--- Required work ---
Every line below is to be quoted exactly, with nothing added or dropped.

--- Collected data ---
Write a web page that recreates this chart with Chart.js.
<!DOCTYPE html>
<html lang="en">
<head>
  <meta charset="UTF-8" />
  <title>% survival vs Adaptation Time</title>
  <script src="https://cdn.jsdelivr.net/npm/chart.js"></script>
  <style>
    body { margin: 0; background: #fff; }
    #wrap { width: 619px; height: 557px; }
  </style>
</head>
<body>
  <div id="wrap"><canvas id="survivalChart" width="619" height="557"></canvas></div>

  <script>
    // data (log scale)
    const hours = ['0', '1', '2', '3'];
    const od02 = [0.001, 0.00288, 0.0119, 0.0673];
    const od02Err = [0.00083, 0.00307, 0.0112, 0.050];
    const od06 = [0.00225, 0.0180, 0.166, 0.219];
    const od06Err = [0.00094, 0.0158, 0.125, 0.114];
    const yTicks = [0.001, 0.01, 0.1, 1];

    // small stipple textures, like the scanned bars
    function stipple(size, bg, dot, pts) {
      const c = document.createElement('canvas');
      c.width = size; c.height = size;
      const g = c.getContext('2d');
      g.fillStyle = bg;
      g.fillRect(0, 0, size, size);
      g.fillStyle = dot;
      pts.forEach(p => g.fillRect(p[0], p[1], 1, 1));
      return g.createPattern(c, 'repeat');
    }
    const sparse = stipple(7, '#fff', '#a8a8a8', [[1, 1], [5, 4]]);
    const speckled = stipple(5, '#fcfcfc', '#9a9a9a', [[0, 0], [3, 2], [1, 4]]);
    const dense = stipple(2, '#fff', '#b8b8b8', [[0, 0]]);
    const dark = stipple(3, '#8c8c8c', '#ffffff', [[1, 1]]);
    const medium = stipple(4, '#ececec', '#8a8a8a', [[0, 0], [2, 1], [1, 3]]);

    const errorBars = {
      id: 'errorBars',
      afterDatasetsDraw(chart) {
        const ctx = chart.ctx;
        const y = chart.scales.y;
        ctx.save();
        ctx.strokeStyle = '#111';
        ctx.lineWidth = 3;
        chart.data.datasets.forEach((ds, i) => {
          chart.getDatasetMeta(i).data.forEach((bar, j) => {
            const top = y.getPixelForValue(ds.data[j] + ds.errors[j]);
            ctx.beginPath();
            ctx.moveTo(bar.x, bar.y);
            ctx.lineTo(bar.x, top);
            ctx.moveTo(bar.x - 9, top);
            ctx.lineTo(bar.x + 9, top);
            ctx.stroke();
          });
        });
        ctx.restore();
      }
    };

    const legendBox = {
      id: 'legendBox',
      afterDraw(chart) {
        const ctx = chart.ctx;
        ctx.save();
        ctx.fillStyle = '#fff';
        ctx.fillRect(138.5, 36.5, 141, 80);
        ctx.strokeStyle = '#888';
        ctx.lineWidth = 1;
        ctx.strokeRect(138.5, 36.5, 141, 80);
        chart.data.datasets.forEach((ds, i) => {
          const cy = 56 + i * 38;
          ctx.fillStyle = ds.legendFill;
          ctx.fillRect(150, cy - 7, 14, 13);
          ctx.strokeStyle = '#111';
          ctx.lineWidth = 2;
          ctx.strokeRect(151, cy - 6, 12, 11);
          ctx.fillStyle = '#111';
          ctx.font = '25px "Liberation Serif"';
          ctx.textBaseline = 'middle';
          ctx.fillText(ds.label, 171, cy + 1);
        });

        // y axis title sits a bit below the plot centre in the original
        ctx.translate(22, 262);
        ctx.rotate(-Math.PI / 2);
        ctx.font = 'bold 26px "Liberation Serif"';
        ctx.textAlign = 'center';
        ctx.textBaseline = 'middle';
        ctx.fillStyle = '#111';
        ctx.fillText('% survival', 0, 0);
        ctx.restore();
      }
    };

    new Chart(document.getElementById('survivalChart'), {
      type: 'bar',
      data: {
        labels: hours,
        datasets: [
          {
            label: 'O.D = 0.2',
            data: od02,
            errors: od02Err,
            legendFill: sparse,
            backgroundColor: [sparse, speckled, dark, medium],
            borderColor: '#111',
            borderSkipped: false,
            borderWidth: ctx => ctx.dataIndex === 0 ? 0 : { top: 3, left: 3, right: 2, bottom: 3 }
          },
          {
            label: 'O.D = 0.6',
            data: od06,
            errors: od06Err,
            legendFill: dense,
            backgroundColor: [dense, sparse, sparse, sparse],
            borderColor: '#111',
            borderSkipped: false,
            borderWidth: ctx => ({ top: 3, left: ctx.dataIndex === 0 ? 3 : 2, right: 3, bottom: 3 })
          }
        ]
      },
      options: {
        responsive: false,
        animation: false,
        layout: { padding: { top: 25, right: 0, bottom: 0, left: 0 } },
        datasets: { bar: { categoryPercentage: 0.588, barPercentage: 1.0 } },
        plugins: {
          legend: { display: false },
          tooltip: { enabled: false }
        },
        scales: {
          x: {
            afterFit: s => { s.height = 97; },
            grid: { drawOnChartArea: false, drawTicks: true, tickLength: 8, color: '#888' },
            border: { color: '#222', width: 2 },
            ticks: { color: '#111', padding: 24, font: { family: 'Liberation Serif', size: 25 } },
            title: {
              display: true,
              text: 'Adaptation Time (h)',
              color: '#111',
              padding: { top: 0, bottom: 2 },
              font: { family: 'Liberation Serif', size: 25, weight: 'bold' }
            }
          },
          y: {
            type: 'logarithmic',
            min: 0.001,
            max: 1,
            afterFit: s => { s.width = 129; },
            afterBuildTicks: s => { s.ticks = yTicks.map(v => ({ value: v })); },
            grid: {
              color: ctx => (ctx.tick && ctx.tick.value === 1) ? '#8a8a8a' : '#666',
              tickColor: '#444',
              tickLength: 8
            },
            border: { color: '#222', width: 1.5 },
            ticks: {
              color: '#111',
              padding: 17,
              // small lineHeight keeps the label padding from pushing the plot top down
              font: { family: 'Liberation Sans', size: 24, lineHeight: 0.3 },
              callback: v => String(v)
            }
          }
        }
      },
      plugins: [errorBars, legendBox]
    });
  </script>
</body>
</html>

--- Exercise solution ---
Write a web page that recreates this chart with Chart.js.
<!DOCTYPE html>
<html lang="en">
<head>
  <meta charset="UTF-8" />
  <title>% survival vs Adaptation Time</title>
  <script src="https://cdn.jsdelivr.net/npm/chart.js"></script>
  <style>
    body { margin: 0; background: #fff; }
    #wrap { width: 619px; height: 557px; }
  </style>
</head>
<body>
  <div id="wrap"><canvas id="survivalChart" width="619" height="557"></canvas></div>

  <script>
    // data (log scale)
    const hours = ['0', '1', '2', '3'];
    const od02 = [0.001, 0.00288, 0.0119, 0.0673];
    const od02Err = [0.00083, 0.00307, 0.0112, 0.050];
    const od06 = [0.00225, 0.0180, 0.166, 0.219];
    const od06Err = [0.00094, 0.0158, 0.125, 0.114];
    const yTicks = [0.001, 0.01, 0.1, 1];

    // small stipple textures, like the scanned bars
    function stipple(size, bg, dot, pts) {
      const c = document.createElement('canvas');
      c.width = size; c.height = size;
      const g = c.getContext('2d');
      g.fillStyle = bg;
      g.fillRect(0, 0, size, size);
      g.fillStyle = dot;
      pts.forEach(p => g.fillRect(p[0], p[1], 1, 1));
      return g.createPattern(c, 'repeat');
    }
    const sparse = stipple(7, '#fff', '#a8a8a8', [[1, 1], [5, 4]]);
    const speckled = stipple(5, '#fcfcfc', '#9a9a9a', [[0, 0], [3, 2], [1, 4]]);
    const dense = stipple(2, '#fff', '#b8b8b8', [[0, 0]]);
    const dark = stipple(3, '#8c8c8c', '#ffffff', [[1, 1]]);
    const medium = stipple(4, '#ececec', '#8a8a8a', [[0, 0], [2, 1], [1, 3]]);

    const errorBars = {
      id: 'errorBars',
      afterDatasetsDraw(chart) {
        const ctx = chart.ctx;
        const y = chart.scales.y;
        ctx.save();
        ctx.strokeStyle = '#111';
        ctx.lineWidth = 3;
        chart.data.datasets.forEach((ds, i) => {
          chart.getDatasetMeta(i).data.forEach((bar, j) => {
            const top = y.getPixelForValue(ds.data[j] + ds.errors[j]);
            ctx.beginPath();
            ctx.moveTo(bar.x, bar.y);
            ctx.lineTo(bar.x, top);
            ctx.moveTo(bar.x - 9, top);
            ctx.lineTo(bar.x + 9, top);
            ctx.stroke();
          });
        });
        ctx.restore();
      }
    };

    const legendBox = {
      id: 'legendBox',
      afterDraw(chart) {
        const ctx = chart.ctx;
        ctx.save();
        ctx.fillStyle = '#fff';
        ctx.fillRect(138.5, 36.5, 141, 80);
        ctx.strokeStyle = '#888';
        ctx.lineWidth = 1;
        ctx.strokeRect(138.5, 36.5, 141, 80);
        chart.data.datasets.forEach((ds, i) => {
          const cy = 56 + i * 38;
          ctx.fillStyle = ds.legendFill;
          ctx.fillRect(150, cy - 7, 14, 13);
          ctx.strokeStyle = '#111';
          ctx.lineWidth = 2;
          ctx.strokeRect(151, cy - 6, 12, 11);
          ctx.fillStyle = '#111';
          ctx.font = '25px "Liberation Serif"';
          ctx.textBaseline = 'middle';
          ctx.fillText(ds.label, 171, cy + 1);
        });

        // y axis title sits a bit below the plot centre in the original
        ctx.translate(22, 262);
        ctx.rotate(-Math.PI / 2);
        ctx.font = 'bold 26px "Liberation Serif"';
        ctx.textAlign = 'center';
        ctx.textBaseline = 'middle';
        ctx.fillStyle = '#111';
        ctx.fillText('% survival', 0, 0);
        ctx.restore();
      }
    };

    new Chart(document.getElementById('survivalChart'), {
      type: 'bar',
      data: {
        labels: hours,
        datasets: [
          {
            label: 'O.D = 0.2',
            data: od02,
            errors: od02Err,
            legendFill: sparse,
            backgroundColor: [sparse, speckled, dark, medium],
            borderColor: '#111',
            borderSkipped: false,
            borderWidth: ctx => ctx.dataIndex === 0 ? 0 : { top: 3, left: 3, right: 2, bottom: 3 }
          },
          {
            label: 'O.D = 0.6',
            data: od06,
            errors: od06Err,
            legendFill: dense,
            backgroundColor: [dense, sparse, sparse, sparse],
            borderColor: '#111',
            borderSkipped: false,
            borderWidth: ctx => ({ top: 3, left: ctx.dataIndex === 0 ? 3 : 2, right: 3, bottom: 3 })
          }
        ]
      },
      options: {
        responsive: false,
        animation: false,
        layout: { padding: { top: 25, right: 0, bottom: 0, left: 0 } },
        datasets: { bar: { categoryPercentage: 0.588, barPercentage: 1.0 } },
        plugins: {
          legend: { display: false },
          tooltip: { enabled: false }
        },
        scales: {
          x: {
            afterFit: s => { s.height = 97; },
            grid: { drawOnChartArea: false, drawTicks: true, tickLength: 8, color: '#888' },
            border: { color: '#222', width: 2 },
            ticks: { color: '#111', padding: 24, font: { family: 'Liberation Serif', size: 25 } },
            title: {
              display: true,
              text: 'Adaptation Time (h)',
              color: '#111',
              padding: { top: 0, bottom: 2 },
              font: { family: 'Liberation Serif', size: 25, weight: 'bold' }
            }
          },
          y: {
            type: 'logarithmic',
            min: 0.001,
            max: 1,
            afterFit: s => { s.width = 129; },
            afterBuildTicks: s => { s.ticks = yTicks.map(v => ({ value: v })); },
            grid: {
              color: ctx => (ctx.tick && ctx.tick.value === 1) ? '#8a8a8a' : '#666',
              tickColor: '#444',
              tickLength: 8
            },
            border: { color: '#222', width: 1.5 },
            ticks: {
              color: '#111',
              padding: 17,
              // small lineHeight keeps the label padding from pushing the plot top down
              font: { family: 'Liberation Sans', size: 24, lineHeight: 0.3 },
              callback: v => String(v)
            }
          }
        }
      },
      plugins: [errorBars, legendBox]
    });
  </script>
</body>
</html>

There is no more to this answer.